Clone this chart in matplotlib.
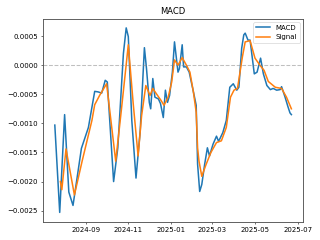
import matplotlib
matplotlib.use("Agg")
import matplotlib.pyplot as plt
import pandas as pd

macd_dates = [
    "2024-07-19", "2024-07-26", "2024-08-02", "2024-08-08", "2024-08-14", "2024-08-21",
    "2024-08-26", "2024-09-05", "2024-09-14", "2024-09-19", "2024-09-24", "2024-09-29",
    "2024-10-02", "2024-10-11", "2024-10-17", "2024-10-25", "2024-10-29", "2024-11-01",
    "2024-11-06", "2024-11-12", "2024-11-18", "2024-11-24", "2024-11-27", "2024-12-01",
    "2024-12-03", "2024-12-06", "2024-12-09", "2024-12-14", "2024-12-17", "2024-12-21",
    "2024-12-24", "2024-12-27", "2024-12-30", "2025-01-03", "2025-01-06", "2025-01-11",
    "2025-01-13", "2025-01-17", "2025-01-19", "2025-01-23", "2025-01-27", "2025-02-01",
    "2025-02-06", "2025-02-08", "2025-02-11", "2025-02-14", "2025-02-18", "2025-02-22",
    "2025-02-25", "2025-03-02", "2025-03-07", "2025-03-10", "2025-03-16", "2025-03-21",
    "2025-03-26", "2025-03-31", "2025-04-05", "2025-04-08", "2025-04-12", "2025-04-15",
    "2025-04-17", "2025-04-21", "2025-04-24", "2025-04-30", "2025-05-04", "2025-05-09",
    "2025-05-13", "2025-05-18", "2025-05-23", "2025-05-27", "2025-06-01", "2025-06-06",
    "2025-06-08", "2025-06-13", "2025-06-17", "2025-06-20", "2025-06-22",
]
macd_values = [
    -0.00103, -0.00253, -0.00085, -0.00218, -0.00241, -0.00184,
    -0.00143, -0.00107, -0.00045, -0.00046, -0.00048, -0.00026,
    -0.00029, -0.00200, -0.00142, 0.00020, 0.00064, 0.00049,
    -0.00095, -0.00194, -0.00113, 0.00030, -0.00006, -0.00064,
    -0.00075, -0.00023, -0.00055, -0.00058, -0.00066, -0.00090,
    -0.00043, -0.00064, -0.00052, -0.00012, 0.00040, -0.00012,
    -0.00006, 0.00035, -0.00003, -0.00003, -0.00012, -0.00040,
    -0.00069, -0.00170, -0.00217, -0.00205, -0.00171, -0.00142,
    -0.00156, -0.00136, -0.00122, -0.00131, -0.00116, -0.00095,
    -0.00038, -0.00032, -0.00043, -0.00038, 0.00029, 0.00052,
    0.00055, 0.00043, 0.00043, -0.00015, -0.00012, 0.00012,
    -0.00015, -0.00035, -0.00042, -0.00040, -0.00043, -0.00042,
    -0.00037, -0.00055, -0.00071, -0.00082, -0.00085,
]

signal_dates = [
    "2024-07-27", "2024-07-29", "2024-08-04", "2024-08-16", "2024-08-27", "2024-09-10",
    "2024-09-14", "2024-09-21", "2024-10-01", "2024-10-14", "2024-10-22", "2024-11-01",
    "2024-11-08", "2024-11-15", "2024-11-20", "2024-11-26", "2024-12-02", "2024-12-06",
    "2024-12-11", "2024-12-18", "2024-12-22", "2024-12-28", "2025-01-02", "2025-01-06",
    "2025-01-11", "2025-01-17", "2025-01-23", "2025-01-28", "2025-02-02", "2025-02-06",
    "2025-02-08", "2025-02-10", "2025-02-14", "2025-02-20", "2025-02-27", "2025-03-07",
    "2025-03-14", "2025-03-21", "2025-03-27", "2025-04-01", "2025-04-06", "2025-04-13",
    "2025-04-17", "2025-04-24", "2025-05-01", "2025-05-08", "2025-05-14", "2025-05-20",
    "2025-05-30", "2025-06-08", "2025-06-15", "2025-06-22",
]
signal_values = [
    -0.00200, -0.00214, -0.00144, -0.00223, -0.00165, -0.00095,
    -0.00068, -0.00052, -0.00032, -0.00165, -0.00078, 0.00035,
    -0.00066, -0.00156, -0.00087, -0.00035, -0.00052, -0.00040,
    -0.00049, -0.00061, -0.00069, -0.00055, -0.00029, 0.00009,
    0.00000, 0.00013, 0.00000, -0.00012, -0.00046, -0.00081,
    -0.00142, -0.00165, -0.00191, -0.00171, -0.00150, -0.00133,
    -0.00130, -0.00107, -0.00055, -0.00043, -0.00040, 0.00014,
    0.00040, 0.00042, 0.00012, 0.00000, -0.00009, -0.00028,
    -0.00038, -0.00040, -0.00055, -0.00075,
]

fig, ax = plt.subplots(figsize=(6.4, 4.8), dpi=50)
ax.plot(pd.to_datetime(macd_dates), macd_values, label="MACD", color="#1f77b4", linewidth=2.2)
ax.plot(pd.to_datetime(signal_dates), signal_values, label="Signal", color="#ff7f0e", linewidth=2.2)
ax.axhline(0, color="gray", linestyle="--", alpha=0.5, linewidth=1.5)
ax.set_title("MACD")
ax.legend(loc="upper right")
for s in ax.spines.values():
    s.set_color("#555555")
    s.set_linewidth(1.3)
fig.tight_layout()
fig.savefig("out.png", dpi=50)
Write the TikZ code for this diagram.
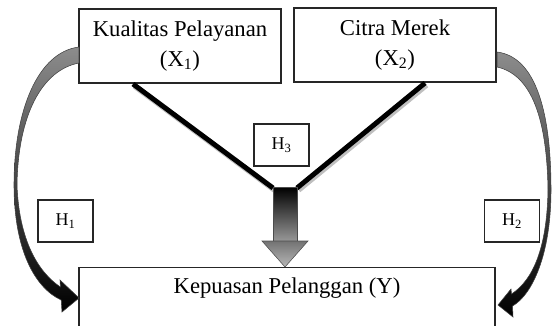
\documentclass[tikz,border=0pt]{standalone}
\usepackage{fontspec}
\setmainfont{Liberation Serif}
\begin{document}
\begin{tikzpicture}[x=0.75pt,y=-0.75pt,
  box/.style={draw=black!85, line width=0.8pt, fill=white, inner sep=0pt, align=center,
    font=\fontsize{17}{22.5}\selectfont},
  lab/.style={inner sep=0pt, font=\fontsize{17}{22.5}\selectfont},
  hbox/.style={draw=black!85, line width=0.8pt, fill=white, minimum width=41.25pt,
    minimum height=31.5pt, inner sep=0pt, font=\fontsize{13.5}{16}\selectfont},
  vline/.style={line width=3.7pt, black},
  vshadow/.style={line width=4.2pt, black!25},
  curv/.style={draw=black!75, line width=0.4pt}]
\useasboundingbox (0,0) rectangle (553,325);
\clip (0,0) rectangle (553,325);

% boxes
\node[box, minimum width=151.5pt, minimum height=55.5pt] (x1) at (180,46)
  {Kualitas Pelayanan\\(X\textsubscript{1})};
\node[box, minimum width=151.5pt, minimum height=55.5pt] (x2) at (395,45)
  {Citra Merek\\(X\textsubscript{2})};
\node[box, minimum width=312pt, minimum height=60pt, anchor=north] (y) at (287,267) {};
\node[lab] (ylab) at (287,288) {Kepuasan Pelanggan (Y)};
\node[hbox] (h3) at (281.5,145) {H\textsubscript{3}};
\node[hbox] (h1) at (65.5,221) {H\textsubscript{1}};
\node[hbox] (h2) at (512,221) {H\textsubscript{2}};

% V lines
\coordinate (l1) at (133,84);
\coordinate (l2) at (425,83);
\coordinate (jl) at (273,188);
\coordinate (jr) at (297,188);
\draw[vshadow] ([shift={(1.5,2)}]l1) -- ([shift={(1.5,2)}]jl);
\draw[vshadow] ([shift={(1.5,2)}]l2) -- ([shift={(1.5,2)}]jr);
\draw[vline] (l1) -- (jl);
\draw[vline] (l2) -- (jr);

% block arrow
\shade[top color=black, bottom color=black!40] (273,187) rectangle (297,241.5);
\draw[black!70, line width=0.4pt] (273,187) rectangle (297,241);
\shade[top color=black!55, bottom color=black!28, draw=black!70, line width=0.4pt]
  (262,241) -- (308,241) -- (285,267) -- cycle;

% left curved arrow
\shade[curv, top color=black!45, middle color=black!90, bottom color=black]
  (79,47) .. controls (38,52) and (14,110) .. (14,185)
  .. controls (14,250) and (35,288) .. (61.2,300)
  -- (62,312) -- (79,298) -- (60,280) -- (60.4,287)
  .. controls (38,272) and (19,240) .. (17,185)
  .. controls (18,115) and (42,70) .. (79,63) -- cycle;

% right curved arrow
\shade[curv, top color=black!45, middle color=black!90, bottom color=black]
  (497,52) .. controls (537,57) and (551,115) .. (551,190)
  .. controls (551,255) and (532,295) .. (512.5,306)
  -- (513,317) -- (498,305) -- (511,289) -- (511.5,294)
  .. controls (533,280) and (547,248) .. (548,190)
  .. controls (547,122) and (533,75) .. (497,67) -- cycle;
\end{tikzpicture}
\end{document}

◆ ◆ ◆

SHORT PROBLEM
Can the lines from the start of the records through the line with "import pandas as pd" be given again exactly, with the pictures left out?

FULL RESPONSE
Clone this chart in matplotlib.
import matplotlib
matplotlib.use("Agg")
import matplotlib.pyplot as plt
import pandas as pd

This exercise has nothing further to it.